Glossary

The Chicxulub crater is a buried impact structure approximately 180 km in diameter located beneath the Yucatán Peninsula, Mexico, with its centre near the coastal town of Chicxulub Puerto. It was formed approximately 66 million years ago when an asteroid estimated at 10–15 km in diameter struck the Earth at a speed of roughly 20 km/s, releasing kinetic energy on the order of 72 teratonnes of TNT equivalent (approximately 300 zettajoules). The impact generated a transient cavity roughly 100 km wide and 30 km deep, which subsequently collapsed to form the final crater structure, including a prominent peak ring approximately 90 km in diameter. The impact is widely accepted as the primary cause of the Cretaceous–Paleogene (K–Pg) mass extinction, which eliminated approximately 75–80% of all species on Earth, including all non-avian dinosaurs. The collision injected vast quantities of dust, sulfate aerosols, and soot into the atmosphere, triggering a global impact winter that suppressed photosynthesis, disrupted food chains, and caused severe temperature fluctuations lasting years to decades. This event marks the boundary between the Mesozoic and Cenozoic eras, fundamentally reshaping the trajectory of life on Earth and enabling the subsequent radiation of mammals, birds, and flowering plants into ecological niches formerly occupied by dinosaurs and other Mesozoic fauna.

The Deccan Traps are one of the largest continental flood basalt provinces on Earth, located in west-central India (approximately 17–24°N, 73–74°E). Composed of hundreds of tholeiitic basalt lava flows erupted primarily during the late Cretaceous to early Paleocene (~66 Ma), the province currently covers approximately 500,000 km² with a cumulative basalt thickness exceeding 2 km in the Western Ghats escarpment, and an estimated total eruptive volume of roughly 1 × 10⁶ km³. The original extent may have reached 1.5 million km² prior to erosion and tectonic fragmentation during India–Seychelles rifting. The Deccan Traps are widely attributed to the activity of the Réunion mantle plume, whose head is thought to have impinged on the Indian lithosphere as the subcontinent drifted northward following the breakup of Gondwana. High-precision ⁴⁰Ar/³⁹Ar and U-Pb geochronology has demonstrated that the main eruptive phase spanned approximately 700–800 kyr, straddling the Cretaceous–Paleogene boundary (KPB) at ~66.05 Ma. Voluminous degassing of CO₂, SO₂, and halogens during eruption is implicated as a significant environmental stressor, and the Deccan Traps constitute a central element in the ongoing scientific debate over whether the end-Cretaceous mass extinction was primarily driven by the Chicxulub asteroid impact, by Deccan volcanism, or by the synergistic effects of both events.

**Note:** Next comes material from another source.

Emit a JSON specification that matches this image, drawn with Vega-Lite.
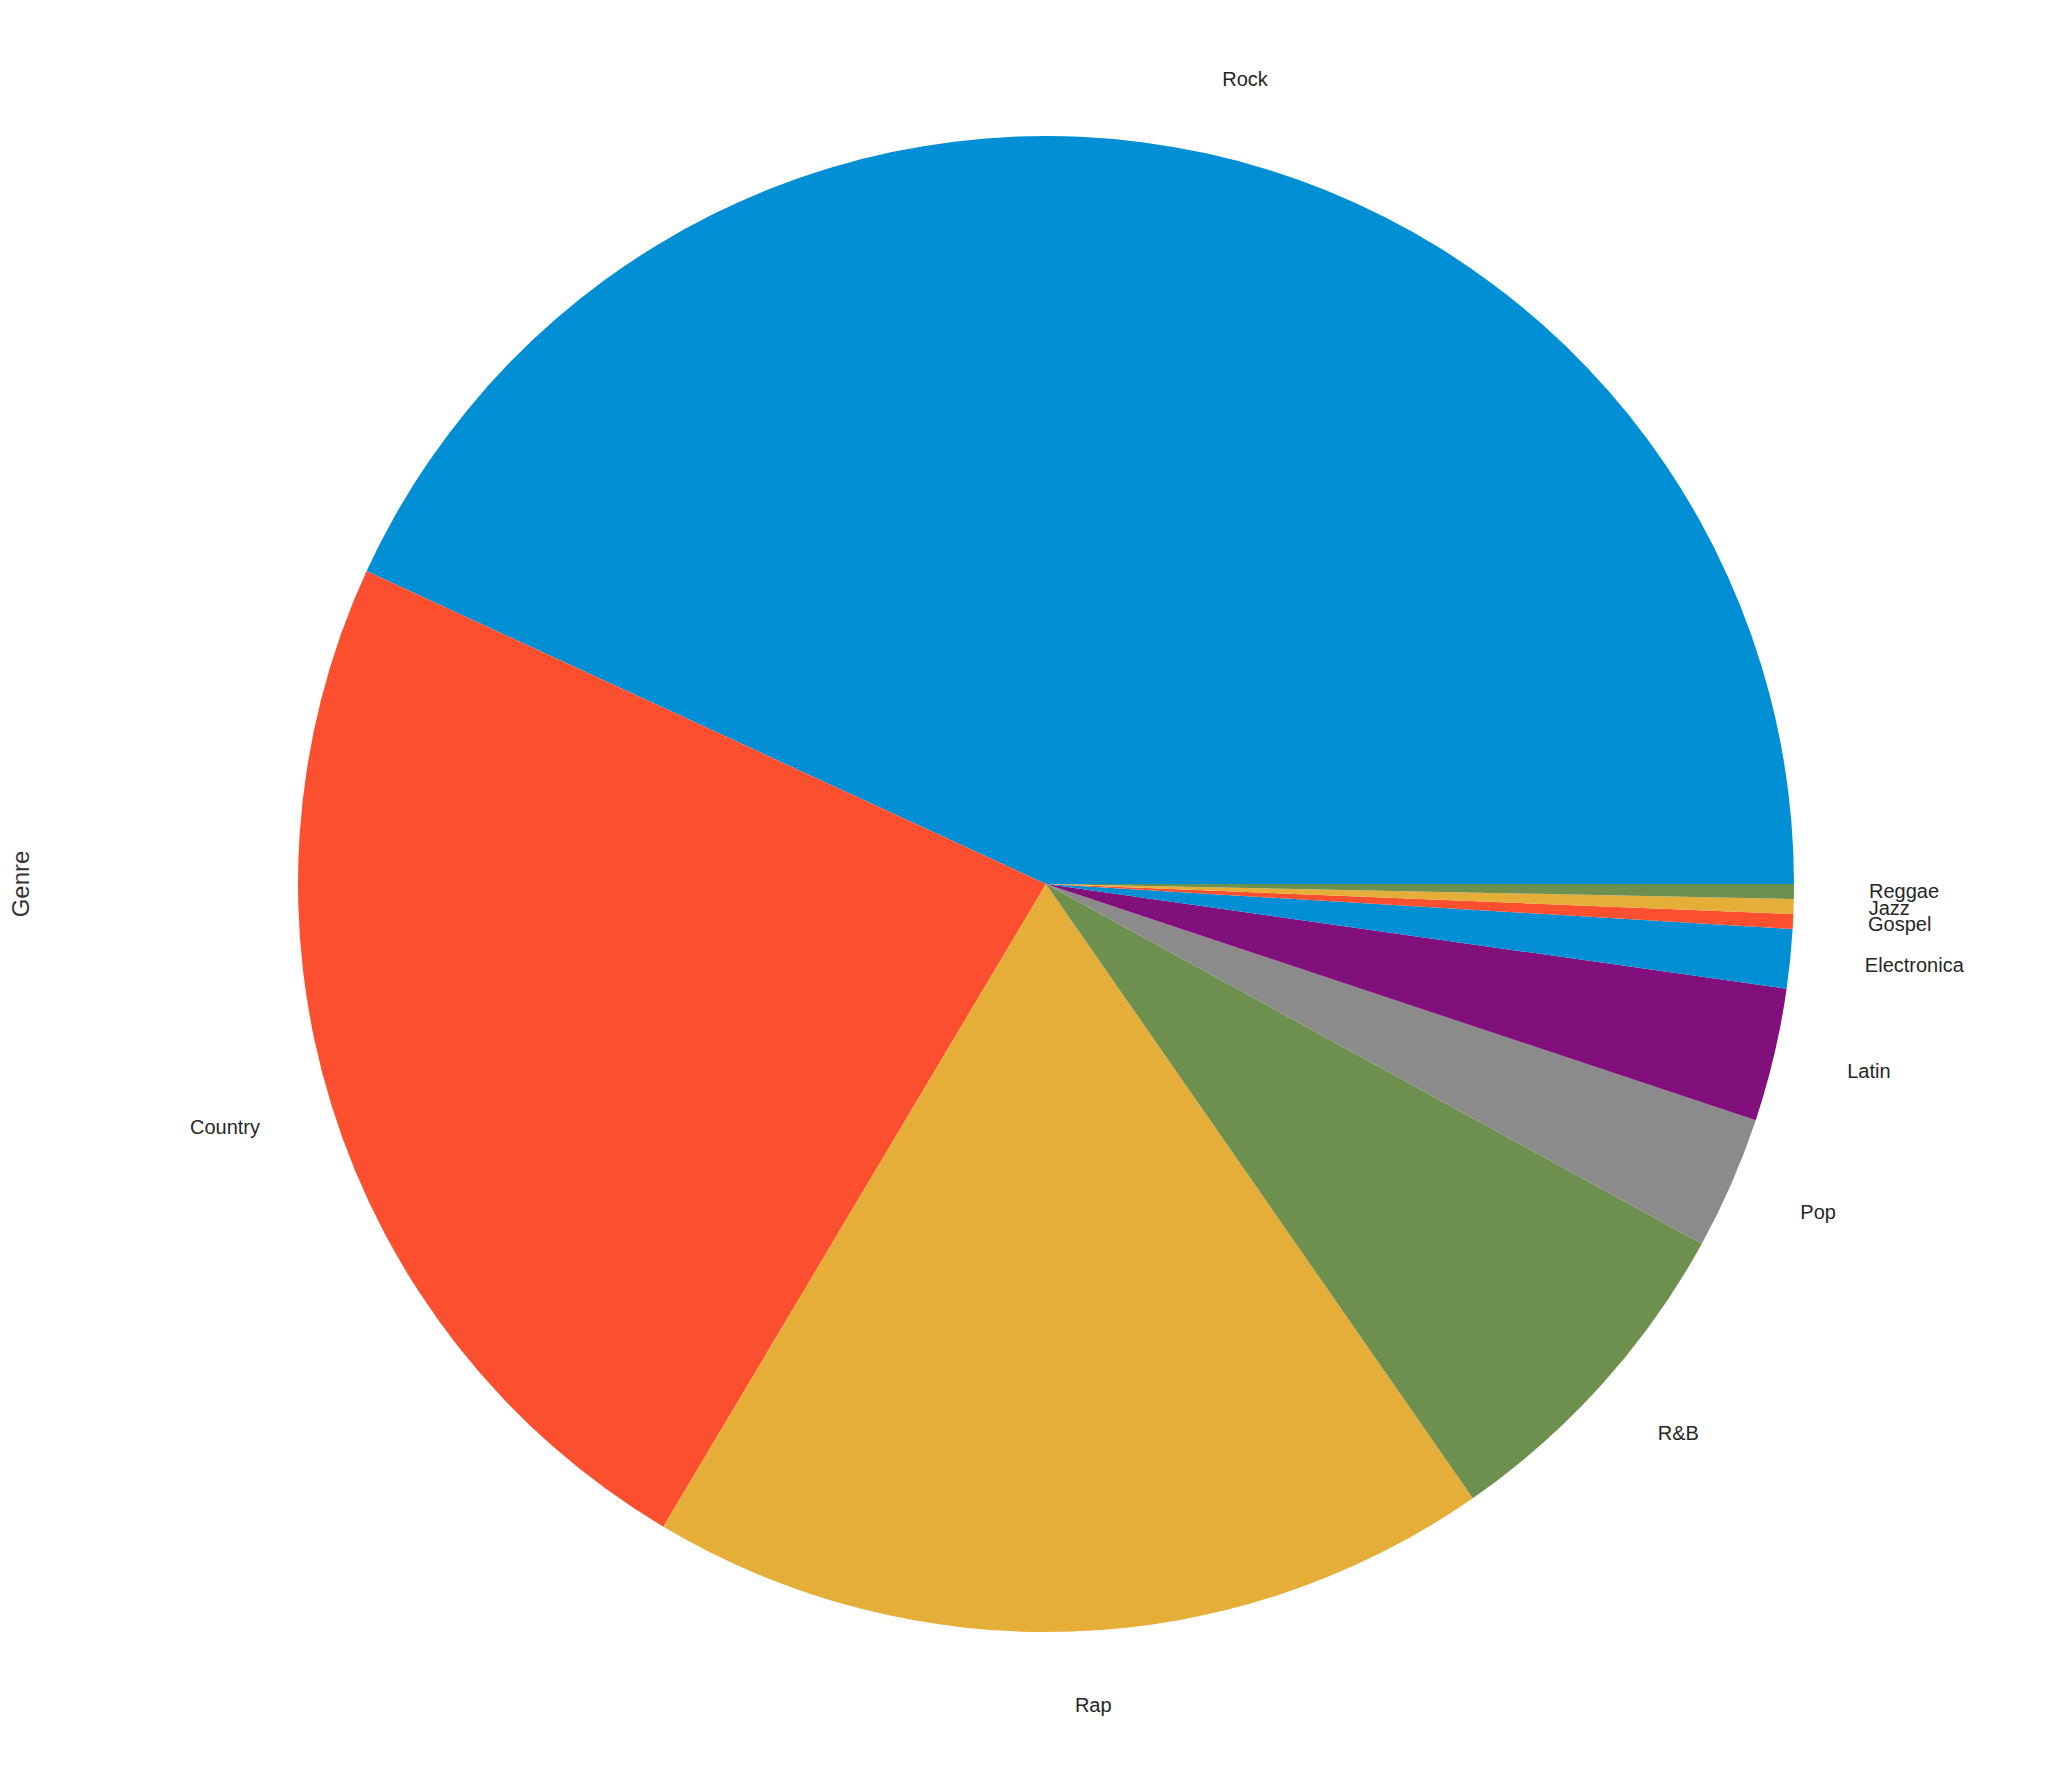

The iridium layer is a globally distributed thin stratum of clay, typically a few millimeters to centimeters thick, found at the Cretaceous-Paleogene (K-Pg) boundary approximately 66 million years ago, containing anomalously high concentrations of the platinum-group element iridium (Ir). At the K-Pg boundary, iridium concentrations reach levels up to several tens of parts per billion (ppb) — enriched by two to four orders of magnitude above the continental crustal background of roughly 0.05 ppb — because iridium, a highly siderophile element, is extremely scarce in Earth's crust but relatively abundant in primitive meteoritic material such as carbonaceous chondrites (approximately 450–550 ppb). The anomaly was first measured in 1979–1980 by Luis W. Alvarez, Walter Alvarez, Frank Asaro, and Helen V. Michel in boundary clay samples from Gubbio, Italy, and Stevns Klint, Denmark, and was interpreted as evidence that a large asteroid impact had occurred at the end of the Cretaceous. The iridium layer, now identified in more than 350 marine and terrestrial K-Pg boundary sections worldwide, serves as the single most iconic geochemical marker linking the Chicxulub impact event to the end-Cretaceous mass extinction and is formally recognized as part of the criteria defining the base of the Danian Stage in the Geological Time Scale, with the Global Stratotype Section and Point (GSSP) located at El Kef, Tunisia.